Und jeden Tag ist Sonntag

Über Sylt sind viele Klischees im Umlauf. Das macht sie für Fotokünstler zu einem interessanten Sujet, wie eine sehenswerte Ausstellung im Altonaer Museum in Hamburg-Altona zeigt

VON KLAUS IRLER

Seltsam, auch wenn man noch nie da war, ist einem die Szenerie vertraut. Menschen schlendern über den Strand, ziellos, und aus der Ferne sieht es aus, als gingen sie in Zeitlupe. Kinder stehen auf Promenaden an Fernrohren, die erst nach Geldeinwurf funktionieren und aus einer Zeit stammen, in der es auch noch Kaugummi-Automaten gab. Polizisten haben ein Auge auf den Getränkeausschank neben dem Autoscooter.
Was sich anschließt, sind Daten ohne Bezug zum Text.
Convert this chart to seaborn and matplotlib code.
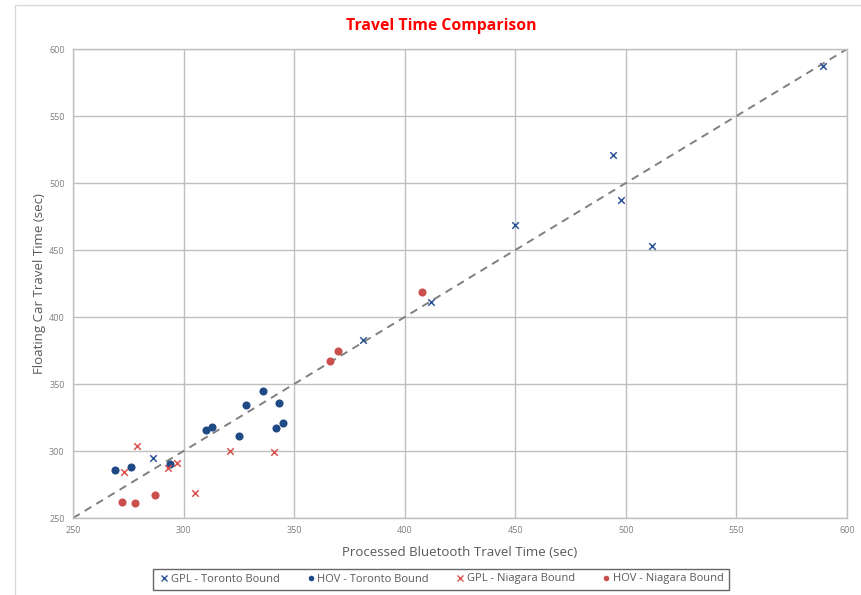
import matplotlib
matplotlib.use("Agg")
import matplotlib.pyplot as plt
from matplotlib.patches import Rectangle
from matplotlib.lines import Line2D
import seaborn as sns
import pandas as pd

# Processed Bluetooth travel time (x) vs floating-car travel time (y), seconds
gpl_toronto_x = [589, 494, 498, 512, 450, 412, 381, 286]
gpl_toronto_y = [587, 521, 487, 453, 469, 411, 383, 295]

hov_toronto_x = [269, 276, 294, 310, 313, 325, 328, 336, 343, 342, 345]
hov_toronto_y = [286, 288, 290, 316, 318, 311, 334, 345, 336, 317, 321]

gpl_niagara_x = [279, 273, 293, 297, 305, 321, 341]
gpl_niagara_y = [304, 284, 287, 291, 269, 300, 299]

hov_niagara_x = [272, 278, 287, 408, 366, 370]
hov_niagara_y = [262, 261, 267, 419, 367, 375]

series_names = ["GPL - Toronto Bound", "HOV - Toronto Bound",
                "GPL - Niagara Bound", "HOV - Niagara Bound"]
axis_ticks = [250, 300, 350, 400, 450, 500, 550, 600]

frames = []
for name, xs, ys in zip(series_names,
                        [gpl_toronto_x, hov_toronto_x, gpl_niagara_x, hov_niagara_x],
                        [gpl_toronto_y, hov_toronto_y, gpl_niagara_y, hov_niagara_y]):
    frames.append(pd.DataFrame({"bluetooth": xs, "floating": ys, "series": name}))
df = pd.concat(frames, ignore_index=True)

sns.set_theme(style="white")
plt.rcParams["font.family"] = ["Open Sans", "DejaVu Sans"]

colors = {
    "GPL - Toronto Bound": "#2F5597",
    "HOV - Toronto Bound": "#1F4A84",
    "GPL - Niagara Bound": "#D9534F",
    "HOV - Niagara Bound": "#C9504D",
}
markers = {
    "GPL - Toronto Bound": "x",
    "HOV - Toronto Bound": "o",
    "GPL - Niagara Bound": "x",
    "HOV - Niagara Bound": "o",
}
sizes = {"x": 22, "o": 34}

fig = plt.figure(figsize=(8.62, 5.95), dpi=100)
ax = fig.add_axes([0.0847, 0.1294, 0.8979, 0.7882])

# chart area border
fig.patches.append(Rectangle((15 / 862, -0.05), 1.0, 1 - 5 / 595 + 0.05,
                             transform=fig.transFigure, fill=False,
                             edgecolor="#d9d9d9", linewidth=1.0, zorder=0))

# 1:1 reference line
ax.plot([250, 600], [250, 600], linestyle=(0, (4, 3)), color="#808080",
        linewidth=1.4, zorder=2)

for name in series_names:
    sub = df[df["series"] == name]
    m = markers[name]
    sns.scatterplot(data=sub, x="bluetooth", y="floating", ax=ax,
                    color=colors[name], marker=m, s=sizes[m],
                    linewidth=1.1 if m == "x" else 0, zorder=3, legend=False)

ax.set_xlim(250, 600)
ax.set_ylim(250, 600)
ax.set_xticks(axis_ticks)
ax.set_yticks(axis_ticks)
ax.grid(True, color="#bfbfbf", linewidth=1.0)
ax.set_axisbelow(True)
for side in ax.spines.values():
    side.set_color("#bfbfbf")
    side.set_linewidth(1.0)
ax.tick_params(axis="both", labelsize=6.5, labelcolor="#7f7f7f", length=0, pad=6)

ax.set_xlabel("Processed Bluetooth Travel Time (sec)", fontsize=9.5,
              color="#595959", labelpad=8)
ax.set_ylabel("Floating Car Travel Time (sec)", fontsize=9.5,
              color="#595959", labelpad=2)

fig.text(0.512, 0.956, "Travel Time Comparison", ha="center", va="center",
         fontsize=11.3, fontweight="bold", color="#FF0000")

handles = [Line2D([0], [0], linestyle="none", marker=markers[n],
                  color=colors[n], markersize=4.0,
                  markeredgewidth=1.0 if markers[n] == "x" else 0)
           for n in series_names]
leg = fig.legend(handles, series_names, loc="center",
                 bbox_to_anchor=(441 / 862, 1 - 579 / 595), ncol=4,
                 fontsize=8, frameon=True, fancybox=False,
                 handletextpad=0.1, columnspacing=2.3, borderpad=0.45,
                 handlelength=1.0)
leg.get_frame().set_edgecolor("#404040")
leg.get_frame().set_linewidth(1.0)
for t in leg.get_texts():
    t.set_color("#595959")

fig.savefig("out.png", dpi=100)
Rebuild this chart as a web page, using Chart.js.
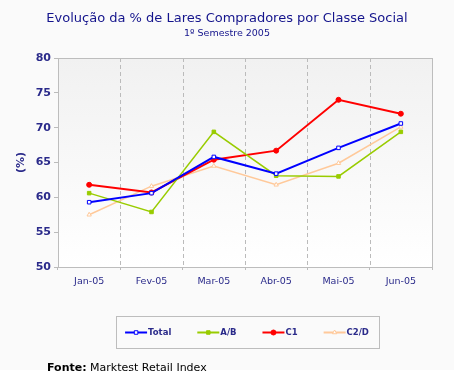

Fähnchen wehen bräsig im Wind. Es ist definitiv Sonntag an diesem Ort, und zwar täglich. Der Ort heißt Sylt und er ist etwas Besonderes, weil an diesem Ort zwei Gegensätze kollidieren: Erstens ist Sylt durch und durch deutsch. Zweitens ist Sylt eine Urlaubsinsel.

Das ist einer der Gründe, warum Sylt für Künstler interessant ist. Ein zweiter Grund ist die schöne Landschaft, ein dritter die Existenz der ganzen Sylt-Klischees, auf die man als Künstler gut reagieren kann, wissend, dass auch das Publikum um die Sylt-Klischees weiß. Sylt ist ein 1a-Sujet und es ist verwunderlich, dass es nicht mehr Ausstellung gibt wie jene, die seit heute im Altonaer Museum in Hamburg zu sehen ist. „Sylt. Insel zwischen Himmel und Meer“ heißt die Ausstellung und sie zeigt vor allem Fotos von zwölf Fotografen aus den Jahren 1962 bis 2007. Außerdem gibt es ein paar alte Gemälde, Postkarten und Textilien, als Ergänzung zu den Fotos.

Die alten Fotos stammen aus dem Archiv des Stern, der seinerzeit die Fotografen Robert Lebeck und Volker Hinze losschickte, um den Deutschen von Sylt zu erzählen – vielleicht sind es diese beiden Fotografen, die dem Sylt-Mythos seine Grundlage gaben. Lebeck feiert in den 1960er Jahren das süße Leben auf deutschem Boden, bei ihm sind die Menschen jung, schön und gut gelaunt. Mitunter sind sie auch nackt, das allerdings wegen FKK, und deswegen sehr beiläufig und cool. Lebeck ist außerdem einer, der einen Porsche so fotografieren kann, dass er wie ein Teil der ländlichen Idylle aus Pferden und Wiesen aussieht. Mondänes Sylt. Wäre James Bond ein Deutscher, hier würde er seine Wochenenden verbringen.

Gut ein Jahrzehnt später ist Volker Hinze auf Sylt unterwegs, um die Auswirkungen des Tourismus zu dokumentieren. Die Dünen sind zugeparkt, die ersten Bausünden tauchen auf. Sylt öffnet sich für die Mainstream-Urlauber. Auf die Stern-Leser dürfte das wie eine Aufforderung gewirkt haben, zumal die Promis auf der Insel ja die waren, die man auch aus dem Fernseher kannte: Helmut Kohl zum Beispiel. Oder später dann Karl Dall.

Weniger dokumentarisch wird die Sylt-Fotografie dann, wenn sie jenseits des Jahres 2000 entstanden ist. Es gibt konzeptuelle Arbeiten wie die Polizisten-Portraits der Bremer Fotografie-Studentin Julia Einsiedler, auf denen die Insel-Polizisten einerseits meist dastehen wie hormonell überlastete Cowboys, dabei aber nett lächeln. Oder den pathetischen Blick vom Strand aus in die Weite des Meeres, mit dem der Bremer Foto-Professor Peter Bialobrzeski auf die Vergänglichkeit der Insel hinweisen will, eingedenk des Ortes Rungholt, der im Jahr 1362 in den Fluten der Nordsee versank.

Oder es gibt die Arbeiten der Berliner Fotografin Julia Baier, die als Stipendiatin einen Monat auf Sylt verbrachte und sich vom Mythos der Insel überhaupt nicht beeindrucken ließ: Ihre Bilder erzählen von einer Gegenwart, die unspektakulär ist – und trotzdem ihre Geheimnisse hat. Baiers Dreirad am Treppenaufgang oder das Trampolin-Springen auf der Kirmes brauchen kein Sylt, um Ausstrahlung zu entwickeln. Sylt lebt in Baiers Bildern jenseits der Klischees – eine bessere Mitteilung kann man der Insel nicht machen.